The new pot should be 1-2 inches larger than the previous pot to allow extra growth of your lavenders.

How You Can Propagate Lavenders

There are multiple ways to propagate your lavenders such as using seeds and stalks. The most common and easiest methods are explained below:

– Propagation By Seeds

Your lavenders will produce seeds after blooming. These seeds have a high rate of germination, so you can easily get new plants from them. You can start your lavender seeds just before the last frost date (at least two weeks before the last frost date).

When the soil becomes warmer in spring, you can transplant your lavender seedlings to the ground. To preserve the seeds in winter, store them in a dark, cool and dry place.

– Planting Lavender Stalks

It is very easy to grow lavenders from the stalks of existing plants. Simply twist and collect a mature stalk from a healthy plant and plant it in a suitable soil or potting mix. Water the lavender stalks every day until you see signs of new growth. You should notice a new leaf growing from the middle of the stalk.

To hasten the growth of your lavender stalks, you should dip them in a rooting hormone before planting them in the soil.

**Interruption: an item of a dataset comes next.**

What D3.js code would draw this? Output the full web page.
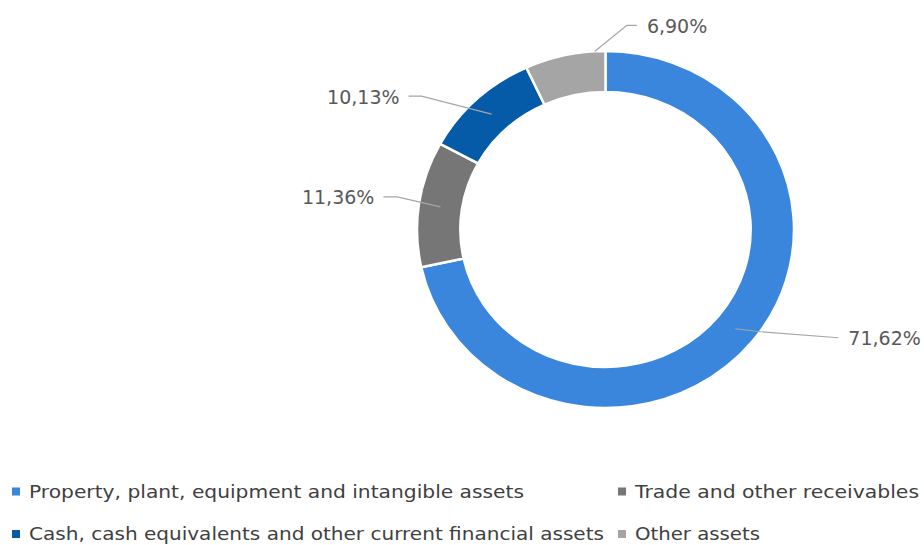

Fix Your Yellow Lavender Leaves

– Rooting Lavender Cuttings in Water

You can grow your lavender cuttings in water. Collect a mature stalk from a lavender plant, clean it properly, and keep it in a glass of clean water for 10-14 days, changing the water in the glass every two days so that it remains clean. In less than two weeks, you should notice roots growing from the stalk. Plant the stalk in soil afterwards.


Aside from your lavender plants yellowing, there are other problems that you can encounter when growing lavenders. Continue reading to find out how to solve these problems. Two of the most common problems that you can face while growing lavenders are:

– Pests

Even though lavenders are known to repel a lot of pests, they are still vulnerable to some species. Some common lavender pests are:

  • Spittlebugs
  • Whiteflies
  • Aphids
  • Snails
  • Fungi

You should use pesticides and fungicides to repel insect pests and fungi from your plants. You can grow your potted lavenders in a greenhouse, indoors or in any controlled environment where pests cannot easily reach them.

– Frail and Dying Plants

If your lavenders are still dying after all your efforts to keep them alive and healthy, it signifies that you are not growing the right variety for your region. When picking the best variety for you, you should consider the suitable USDA hardiness zone of the plant before thinking about its size, color and other features.

Some popular lavender varieties and their suitable USDA hardiness zones are:

  • English lavender (Lavandula angustifolia): English lavenders are best grown in zones 5-9. They are the most cold-hardy species. Some varieties of English lavenders are Vera, Buena vista, Sharon Roberts and Thumbelina Leigh.
  • French lavender (Lavandula intermedia): You can grow the French lavender varieties in zone 6 and warmer. Some recommended varieties are Grosso and Gros Bleu.
  • Spanish lavender (Lavandula stoechas): You should only grow Spanish lavender varieties if you live in USDA zones 7 and warmer. A very common French variety is Purple Ribbon.

You should only grow plant varieties that are suitable for your region. Do not grow other varieties to avoid recurrent problems, and make sure that you pay close attention to the needs of your lavenders.